A key theme that emerged from the debate was the ocean as the cultural and economic lifeblood of the Pacific. President Taneti Maamau of Kiribati emphasised that the vision and foreign policy of his country is centred on ‘ocean health and wealth’, whilst affirming the call of other nations, including that of Solomon Islands’ Prime Minister Manasseh Sogavare, to maintain a nuclear free Pacific.

Many proposals were brought forth by Pacific leaders for how climate change can be better represented as the existential threat that it is. Hu’akavameiliku Siaosi Sovaleni, Prime Minister of Tonga, called for climate change to become a permanent item on the United Nations Security Council’s agenda, given that it is a ‘trigger for violence and a threat to peace and security.’

The most urgent call was for more concrete and ambitious commitments from world leaders before COP27 in November this year. Leaders called for the enhancement of nationally determined contributions, the doubling of adaptation finance from 2019 levels by 2050, dedication to net-zero emissions by 2050, and the allocation of 50 per cent of all new climate finance to adaptation.

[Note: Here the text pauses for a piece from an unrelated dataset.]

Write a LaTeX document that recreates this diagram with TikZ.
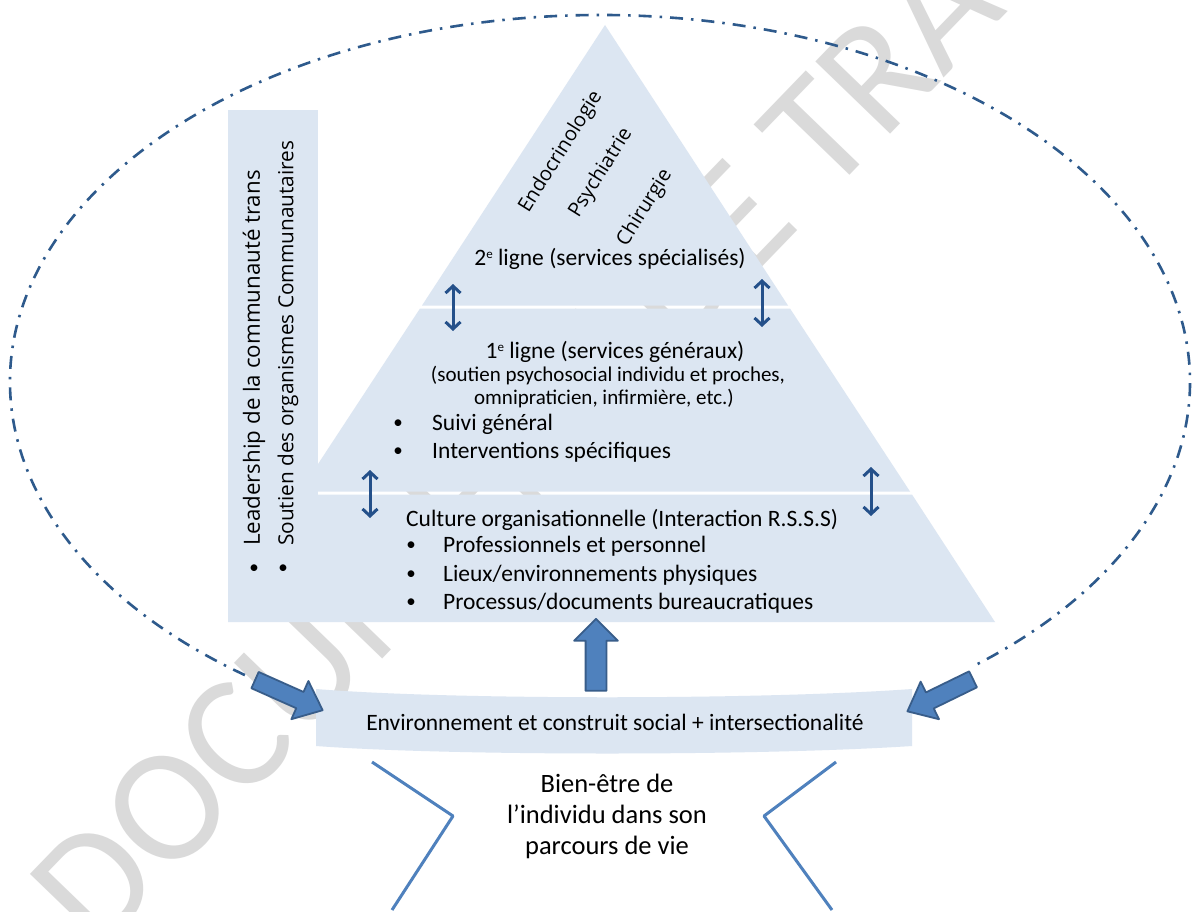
\documentclass[tikz,border=0pt]{standalone}
\usepackage{fontspec}
\setmainfont{Carlito}
\newfontfamily\uifont{Open Sans}
\usetikzlibrary{arrows.meta,calc,positioning,shapes.arrows}
\definecolor{bandFill}{HTML}{DCE6F2}
\definecolor{navyLink}{HTML}{24508A}
\definecolor{ringBlue}{HTML}{2E5A8C}
\definecolor{blockFill}{HTML}{4F81BD}
\definecolor{blockLine}{HTML}{385D8A}
\definecolor{markGray}{HTML}{DADADA}
\newcommand{\supe}{\raisebox{0.6ex}{\fontsize{13}{13}\selectfont e}}

\begin{document}
\begin{tikzpicture}[x=1pt,y=-1pt,>={Straight Barb[length=7pt,width=15pt]},line join=round]
\path[fill=white] (0,0) rectangle (1193,912);
\useasboundingbox (0,0) rectangle (1193,912);
\clip (0,0) rectangle (1193,912);
\tikzset{band/.style={fill=bandFill,draw=none},
  lbl/.style={font=\fontsize{23.5}{27}\selectfont,inner sep=0pt},
  smalllbl/.style={font=\fontsize{21}{24}\selectfont,inner sep=0pt},
  speciality/.style={font=\uifont\fontsize{20}{24}\selectfont,rotate=58,inner sep=0pt},
  sidelbl/.style={font=\uifont\fontsize{22}{26}\selectfont,rotate=90,anchor=west,inner sep=0pt},
  dot/.style={font=\fontsize{19}{23}\selectfont,inner sep=0pt},
  link/.style={draw=navyLink,line width=3pt,<->},
  ring/.style={draw=ringBlue,line width=2.6pt,dash pattern=on 13pt off 8pt on 2.5pt off 8pt},
  fatarrow/.style={single arrow,draw=blockLine,fill=blockFill,line width=1.8pt,inner xsep=0pt,minimum width=0pt},
  bracket/.style={draw=blockFill,line width=3pt}}
% watermark, under everything else
\node[text=markGray,font=\fontsize{162}{162}\selectfont,rotate=46] (draftmark) at (613,346) {DOCUMENT DE TRAVAIL};

% pyramid slices and side column
\path[band] (605,25) -- (788,305.5) -- (422,305.5) -- cycle;
\path[band] (420,308.5) -- (790,308.5) -- (910,491.5) -- (300,491.5) -- cycle;
\path[band] (228,494.5) -- (912,494.5) -- (995,622) -- (228,622) -- cycle;
\path[band] (228,110) rectangle (318,622);

% dash-dot ring
\coordinate (ringC) at (600,382);
\draw[ring] (ringC) ++(127:590 and 367) arc[start angle=127,end angle=411,x radius=590,y radius=367];

% social environment band
\path[band] (316,689) .. controls (450,700) and (760,700) .. (912,689) -- (912,746)
  .. controls (760,756) and (450,756) .. (316,746) -- cycle;
\node[lbl] (env) at (615,722) {Environnement et construit social + intersectionalité};

% block arrows
\node[fatarrow,inner ysep=8pt,single arrow head extend=12pt,single arrow tip angle=80,minimum height=74pt,rotate=-24] (inLeft) at (284,693) {};
\node[fatarrow,inner ysep=8pt,single arrow head extend=12pt,single arrow tip angle=80,minimum height=73pt,rotate=206] (inRight) at (945,693) {};
\node[fatarrow,inner ysep=9.5pt,single arrow head extend=11.5pt,single arrow tip angle=90,minimum height=72pt,rotate=90] (upBase) at (596,660) {};

% links between levels
\coordinate (l1a) at (453,284); \coordinate (l1b) at (453,331);
\coordinate (l2a) at (762,279); \coordinate (l2b) at (762,327);
\coordinate (l3a) at (370,470); \coordinate (l3b) at (370,518);
\coordinate (l4a) at (871,467); \coordinate (l4b) at (871,516);
\draw[link] (l1a) -- (l1b); \draw[link] (l2a) -- (l2b);
\draw[link] (l3a) -- (l3b); \draw[link] (l4a) -- (l4b);

% second line
\node[speciality] (endo) at (561,152) {Endocrinologie};
\node[speciality] (psy) at (601,173) {Psychiatrie};
\node[speciality] (chir) at (645,208) {Chirurgie};
\node[lbl] (second) at (610,259) {2\supe{} ligne (services spécialisés)};

% first line
\node[lbl] (first) at (615,352) {1\supe{} ligne (services généraux)};
\node[smalllbl] (firstA) at (608,376) {(soutien psychosocial individu et proches,};
\node[smalllbl] (firstB) at (604,399) {omnipraticien, infirmière, etc.)};
\node[dot] (b1) at (398,424) {•}; \node[lbl,anchor=west] (suivi) at (432,424) {Suivi général};
\node[dot] (b2) at (398,452) {•}; \node[lbl,anchor=west] (interv) at (432,452) {Interventions spécifiques};

% organisational culture
\node[lbl,anchor=west] (culture) at (406,520) {Culture organisationnelle (Interaction R.S.S.S)};
\node[dot] (b3) at (411,546) {•}; \node[lbl,anchor=west] (pro) at (443,546) {Professionnels et personnel};
\node[dot] (b4) at (411,575) {•}; \node[lbl,anchor=west] (lieux) at (443,575) {Lieux/environnements physiques};
\node[dot] (b5) at (411,603) {•}; \node[lbl,anchor=west] (proc) at (443,603) {Processus/documents bureaucratiques};

% side column
\node[sidelbl,font=\uifont\fontsize{22.3}{26}\selectfont] (lead) at (254,546) {Leadership de la communauté trans};
\node[sidelbl,font=\uifont\fontsize{20.8}{26}\selectfont] (soutien) at (288,546) {Soutien des organismes Communautaires};
\node[dot] (b6) at (254,569) {•}; \node[dot] (b7) at (283,569) {•};

% individual
\draw[bracket] (372,762) -- (453,816) -- (392,910);
\draw[bracket] (836,762) -- (764,816) -- (832,910);
\node[font=\fontsize{26.5}{31}\selectfont,align=center,inner sep=0pt] (person) at (607,816) {Bien-être de\\l’individu dans son\\parcours de vie};
\end{tikzpicture}
\end{document}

Despite the overwhelming dissatisfaction with the international community, Pacific leaders still advocated for a strong sense of hope. This optimism was reinforced by Guterres’ commitment to full United Nations coordination and support for the 2050 Strategy for the Blue Pacific Continent.

The 2050 Strategy, first launched at the 51st Pacific Islands Forum in June 2022, builds on a number of regional agreements, including the 2018 Boe Declaration on Regional Security and the 2022 Pacific Regional Culture Strategy.

The 2050 Strategy emphasises the need for the Pacific region to be resilient and retain its independence, whilst acknowledging the urgency of increased international funding for development, and to deal climate change and disasters.

At the conclusion of the UNGA, the United Nations expressed its support for the 2050 strategy, reiterating the need for international climate action and solidarity with Pacific Island states. However, it is not yet clear what ‘support on the ground’ will mean for the Blue Pacific continent and its increasingly threatened communities.